To: ude.orrazzibnull@momsinnet
From: gro.eciovtnedissid.wennull@yrubelpamkahztiy

Well, I didn’t start reading seriously until I was fifteen.  The titles I read beginning at 15 would probably not be of much interest to him, unless he wants to read Blake, Nietzsche and Shelley.  Then again, why not?

On the other hand, I did read many books about baseball and Rock’nRoll at his age, not to mention ghost stories, bible stories, particularly about Joseph and Samson, and  books about UFOs and the possibility that Aliens colonized earth 6000 years ago, creating what we know now as “civilization” — big mistake, if true.

It was that amazing biography of The Beatles, Shout!,  now considered a “classic” beyond the typical “music fanzine” stuff, and  biographies of Dylan, Janice Joplin, Jefferson Airplane, and that mythography of Jim Morrison, No One Here Get’s Out Alive,  that turned me on to reading, then writing, in the first place — again, big mistake, but alas true.

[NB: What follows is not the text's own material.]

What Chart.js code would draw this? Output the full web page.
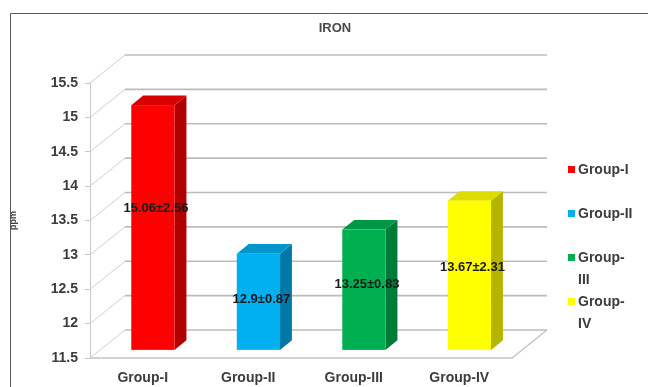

Lennon, Harrison, Dylan, Morrison, Janice Joplin, Grace Slick, Gerry Garcia, Mick Jagger, Tina Turner,  Hendrix —  all of them actually, were deep, serious readers.  As were Patti Smith, Exene Cervenka and John Doe (X) Jello Biafra (Dead Kennedys), Lydia Lunch, Ian Curtis (Joy Division)  Joey Ramone, Darby Crash (Germs), Henry Rollins (Black Flag), Joe Strummer (The Clash), Iggy Pop and all the first, influential punk-rockers.  Not to mention “punk-novelist” extraordinaire, Kathy Acker.

By looking for and reading the writers who influenced them — Lewis Carrol, Joyce, Salinger, the Beats, Nietzsche, Camus, Shelley, Byron, Keats etc. — I realized that Lennon, Morrison and Dylan, while great lyricists and Rock’n’Roll poets of their time, were not in the league of Shelley, Rimbaud, Ginsberg, Rimbaud, etc.  The book that most influenced me in my life-time, to this day, is Richard Holmes’ now-classic but then just published (1980) biography of Shelley, The Pursuit, which in a sense, I’m still following, like Shelley,  to the bitter end.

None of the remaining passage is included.